On Sunday night, that reality came into stark relief.
Juan Soto, the most prized free agent of this off-season, left the Yankees after just one season and joined the Mets on a 15-year, $765 million contract - an astonishing $51 million a season.
It was revealed later that the Yankees offered 16 years and $760 million. While ostensibly, it looks like they came up just $5 million short, in reality since the contract's length would have been one year longer, it was really $56 million less.
Even though Soto led the Yankees to the World Series last season, it was assumed to be a major lift for Hal Steinbrenner to be able to put together a package to compete with Cohen.
The Yankees are the most valuable team in baseball, at $7.5 billion, but the Steinbrenner family does not have any other assets to supplement their income from the ballclub.
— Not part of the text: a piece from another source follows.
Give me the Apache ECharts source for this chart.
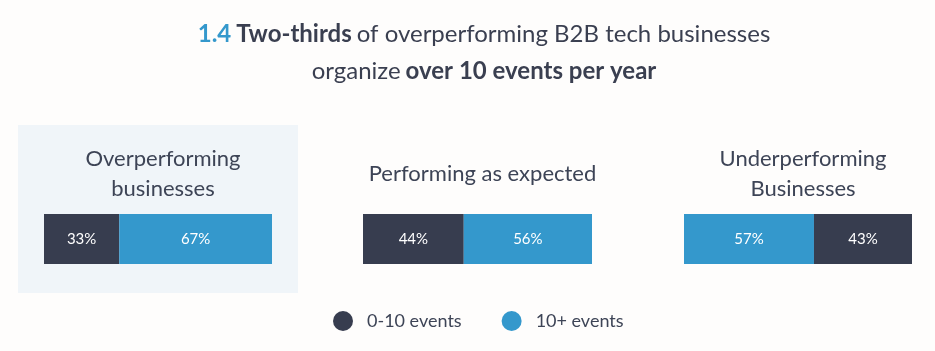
<!DOCTYPE html>
<html>
<head>
<meta charset="utf-8">
<script src="https://cdn.jsdelivr.net/npm/echarts@6/dist/echarts.min.js"></script>
<style>
  html, body { margin: 0; padding: 0; background: #fefdfc; }
  #chart { width: 935px; height: 351px; }
</style>
</head>
<body>
<div id="chart"></div>
<script>
// data
const groups = ['Overperforming\nbusinesses', 'Performing as expected', 'Underperforming\nBusinesses']
const lowShare = [33, 44, 43]   // 0-10 events
const highShare = [67, 56, 57]  // 10+ events
const seriesNames = ['0-10 events', '10+ events']

const DARK = '#373d4f'
const BLUE = '#3498cc'
const TEXT = '#3a3f50'
const FONT = 'Lato'

// panel geometry
const bars = [
  {left: 44, width: 228},
  {left: 363, width: 229},
  {left: 684, width: 228}
]
const titleTops = [139, 154, 139]

const chart = echarts.init(document.getElementById('chart'))

const grids = bars.map(b => ({left: b.left, width: b.width, top: 214, height: 50}))
const xAxes = bars.map((b, i) => ({gridIndex: i, type: 'value', min: 0, max: 100, show: false}))
const yAxes = bars.map((b, i) => ({gridIndex: i, type: 'category', data: [groups[i]], show: false}))

const barLabel = {show: true, color: '#fff', fontSize: 15, fontFamily: FONT, formatter: '{c}%'}
const series = []
groups.forEach((g, i) => {
  const low = {
    name: seriesNames[0], type: 'bar', stack: 's' + i, xAxisIndex: i, yAxisIndex: i,
    data: [lowShare[i]], barWidth: 50, itemStyle: {color: DARK}, label: barLabel
  }
  const high = {
    name: seriesNames[1], type: 'bar', stack: 's' + i, xAxisIndex: i, yAxisIndex: i,
    data: [highShare[i]], barWidth: 50, itemStyle: {color: BLUE}, label: barLabel
  }
  // last panel shows the blue part first
  if (i === 2) series.push(high, low)
  else series.push(low, high)
})

const richTitle = {
  n: {color: BLUE, fontWeight: 'bold', fontSize: 24, fontFamily: FONT},
  b: {color: TEXT, fontWeight: 'bold', fontSize: 24, fontFamily: FONT},
  r: {color: TEXT, fontWeight: 'normal', fontSize: 24, fontFamily: FONT}
}
const titles = [
  {
    text: '{n|1.4} {b|Two-thirds} {r|of overperforming B2B tech businesses}',
    left: 479, top: 17, textAlign: 'center',
    textStyle: {fontWeight: 'normal', rich: richTitle}
  },
  {
    text: '{r|organize} {b|over 10 events per year}',
    left: 479, top: 54, textAlign: 'center',
    textStyle: {fontWeight: 'normal', rich: richTitle}
  }
]
groups.forEach((g, i) => {
  titles.push({
    text: g,
    left: bars[i].left + bars[i].width / 2,
    top: titleTops[i],
    textAlign: 'center',
    textStyle: {color: '#3d4456', fontSize: 22, fontWeight: 'normal', fontFamily: FONT, lineHeight: 30}
  })
})

chart.setOption({
  backgroundColor: '#fefdfc',
  animation: false,
  title: titles,
  graphic: [{
    type: 'rect', z: -1,
    shape: {x: 18, y: 125, width: 280, height: 168},
    style: {fill: '#f0f5f9'}
  }],
  legend: {
    data: seriesNames,
    left: 333, top: 311, padding: 0,
    icon: 'circle', itemWidth: 20, itemHeight: 20, itemGap: 40,
    textStyle: {color: '#3d4456', fontSize: 18, fontFamily: FONT, padding: [0, 0, 0, 9]}
  },
  color: [DARK, BLUE],
  grid: grids,
  xAxis: xAxes,
  yAxis: yAxes,
  series: series
})
</script>
</body>
</html>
By comparison, Cohen is worth $21.3 billion, head of a lucrative hedge fund, and entering what is thought to be a boom time in the markets.
Cohen has had no issue paying the luxury tax in his three years as owner, in which the Mets have had the highest payroll in baseball, whereas that always has been a hurdle for the Yankees, including two years ago when they re-signed Aaron Judge.
The only edge for the Bronx Bombers, and it might not have been much, was if the Yankees won the World Series.
The Yankees did win the American League pennant, with Soto hitting the game-winning home run in Cleveland to clinch it, but they lost the World Series to the Los Angeles Dodgers.
That five-game loss might have been the ultimate clarifier for Soto, as the Yankees were thoroughly dominated, and their patchwork lineup's many flaws came out in the Series.
Oh, and the hardest thing that Soto might have realized was that his fellow slugger, Aaron Judge, was an utter disaster in October, and his drop of a routine fly ball opened the floodgates in the deciding Game 5 against the Dodgers.
Meanwhile, the Mets took Los Angeles to six games in the National League Championship Series, and their lineup 1-to-9 proved quite formidable.
Just imagine Soto joining Francisco Lindor, Brandon Nimmo, Mark Vientos, and Jeff McNeil, and who knows, maybe they find a way to even keep Pete Alonso around. (watch for the Red Sox to be in for Pete now after missing out on Soto).
In his one year in The Bronx, Soto hit .288, with a .419 on-base percentage, a .569 slugging %, and an OPS of .989, with 41 home runs and 109 RBI, along with 166 hits, 129 walks and just 119 strikeouts.
In the postseason, Soto had three home runs and six RBI in the ALCS against Cleveland, and then in the World Series, he had one home run and one RBI (in Game 2), while hitting .313 with a .522 OBP.
Soto has won a World Series with the Washington Nationals in 2019, and for his career, in 43 postseason games, he has hit .281 with a .389 OBP, 11 home runs, and 30 RBI.
The Yankees knew he could be the final piece to winning their first World Series since 2009, and they were awfully close to that coming true, but now they have to reckon with what they sent to the San Diego Padres - headlined by pitcher Michael King and catcher Kyle Higashioka, along with pitchers Jhony Brito, Randy Vasquez, and Drew Thorpe - for what turned out to be a one-year rental. San Diego also made the playoffs last season, with King as their ace and Higashioka as their starting catcher, but like the New York teams, they lost to the Dodgers in the playoffs.
Looking at the energy the Mets generated last season, where their games became events, this decade could start to feel like the 1980s, where they own the town, and the Yankees are the ones who have to catch up to Cohen.